▸ **EXERCISE OBJECTIVE**
Restate each line word for word. Leave out every picture.

_ _ _

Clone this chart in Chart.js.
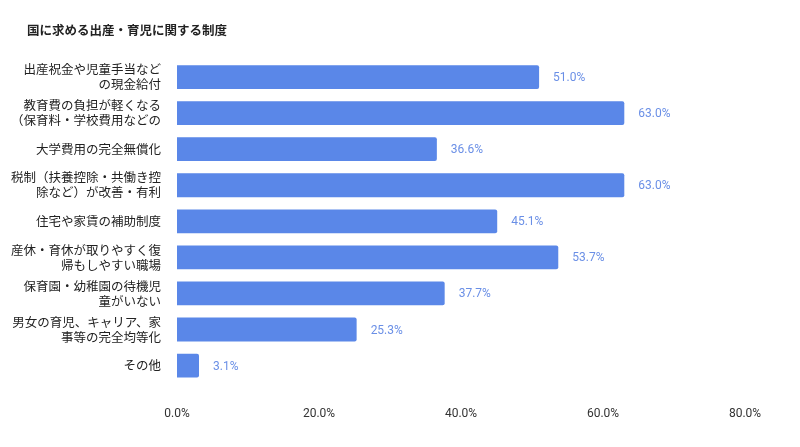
<!DOCTYPE html>
<html><head><meta charset="utf-8">
<script src="https://cdn.jsdelivr.net/npm/chart.js@4"></script>
<style>body{margin:0;background:#fff}#wrap{width:800px;height:447px;position:relative}</style>
</head><body><div id="wrap"><canvas id="c"></canvas></div>
<script>
const labels = [
  ['出産祝金や児童手当など','の現金給付'],
  ['教育費の負担が軽くなる','（保育料・学校費用などの'],
  '大学費用の完全無償化',
  ['税制（扶養控除・共働き控','除など）が改善・有利'],
  '住宅や家賃の補助制度',
  ['産休・育休が取りやすく復','帰もしやすい職場'],
  ['保育園・幼稚園の待機児','童がいない'],
  ['男女の育児、キャリア、家','事等の完全均等化'],
  'その他'
];
const values = [51.0, 63.0, 36.6, 63.0, 45.1, 53.7, 37.7, 25.3, 3.1];
const xTicks = [0, 20, 40, 60, 80];
const titleText = '国に求める出産・育児に関する制度';
const FONT = '"Noto Sans CJK JP", Roboto, sans-serif';

const valueLabels = {
  id: 'valueLabels',
  afterDatasetsDraw(chart){
    const ctx = chart.ctx;
    ctx.save();
    ctx.font = '12px Roboto, sans-serif';
    ctx.fillStyle = '#6a8fe6';
    ctx.textBaseline = 'middle';
    chart.getDatasetMeta(0).data.forEach((bar, i) => {
      ctx.fillText(values[i].toFixed(1) + '%', bar.x + 14, bar.y + 1);
    });
    ctx.font = 'bold 12.5px ' + FONT;
    ctx.fillStyle = '#222';
    ctx.fillText(titleText, 27, 30);
    ctx.restore();
  }
};

new Chart(document.getElementById('c'), {
  type: 'bar',
  data: { labels, datasets: [{ data: values, backgroundColor: '#5a87e8', borderRadius: 2,
    barPercentage: 0.66, categoryPercentage: 1 }] },
  options: {
    indexAxis: 'y', responsive: true, maintainAspectRatio: false, animation: false,
    layout: { padding: { top: 59, right: 55, bottom: 11, left: 0 } },
    plugins: { legend: { display: false }, tooltip: { enabled: false } },
    scales: {
      x: { min: 0, max: 80, grid: { display: false }, border: { display: false },
        afterBuildTicks(a){ a.ticks = xTicks.map(v => ({ value: v })); },
        ticks: { color: '#333', font: { family: 'Roboto', size: 12 }, padding: 15,
          callback: v => v.toFixed(1) + '%' } },
      y: { grid: { display: false }, border: { display: false },
        afterFit(a){ a.width = 177; },
        ticks: { color: '#222', font: { family: FONT, size: 12.5 }, padding: 8, autoSkip: false } }
    }
  },
  plugins: [valueLabels]
});
</script></body></html>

_ _ _

▸ **SOLUTION BELOW**
Clone this chart in Chart.js.
<!DOCTYPE html>
<html><head><meta charset="utf-8">
<script src="https://cdn.jsdelivr.net/npm/chart.js@4"></script>
<style>body{margin:0;background:#fff}#wrap{width:800px;height:447px;position:relative}</style>
</head><body><div id="wrap"><canvas id="c"></canvas></div>
<script>
const labels = [
  ['出産祝金や児童手当など','の現金給付'],
  ['教育費の負担が軽くなる','（保育料・学校費用などの'],
  '大学費用の完全無償化',
  ['税制（扶養控除・共働き控','除など）が改善・有利'],
  '住宅や家賃の補助制度',
  ['産休・育休が取りやすく復','帰もしやすい職場'],
  ['保育園・幼稚園の待機児','童がいない'],
  ['男女の育児、キャリア、家','事等の完全均等化'],
  'その他'
];
const values = [51.0, 63.0, 36.6, 63.0, 45.1, 53.7, 37.7, 25.3, 3.1];
const xTicks = [0, 20, 40, 60, 80];
const titleText = '国に求める出産・育児に関する制度';
const FONT = '"Noto Sans CJK JP", Roboto, sans-serif';

const valueLabels = {
  id: 'valueLabels',
  afterDatasetsDraw(chart){
    const ctx = chart.ctx;
    ctx.save();
    ctx.font = '12px Roboto, sans-serif';
    ctx.fillStyle = '#6a8fe6';
    ctx.textBaseline = 'middle';
    chart.getDatasetMeta(0).data.forEach((bar, i) => {
      ctx.fillText(values[i].toFixed(1) + '%', bar.x + 14, bar.y + 1);
    });
    ctx.font = 'bold 12.5px ' + FONT;
    ctx.fillStyle = '#222';
    ctx.fillText(titleText, 27, 30);
    ctx.restore();
  }
};

new Chart(document.getElementById('c'), {
  type: 'bar',
  data: { labels, datasets: [{ data: values, backgroundColor: '#5a87e8', borderRadius: 2,
    barPercentage: 0.66, categoryPercentage: 1 }] },
  options: {
    indexAxis: 'y', responsive: true, maintainAspectRatio: false, animation: false,
    layout: { padding: { top: 59, right: 55, bottom: 11, left: 0 } },
    plugins: { legend: { display: false }, tooltip: { enabled: false } },
    scales: {
      x: { min: 0, max: 80, grid: { display: false }, border: { display: false },
        afterBuildTicks(a){ a.ticks = xTicks.map(v => ({ value: v })); },
        ticks: { color: '#333', font: { family: 'Roboto', size: 12 }, padding: 15,
          callback: v => v.toFixed(1) + '%' } },
      y: { grid: { display: false }, border: { display: false },
        afterFit(a){ a.width = 177; },
        ticks: { color: '#222', font: { family: FONT, size: 12.5 }, padding: 8, autoSkip: false } }
    }
  },
  plugins: [valueLabels]
});
</script></body></html>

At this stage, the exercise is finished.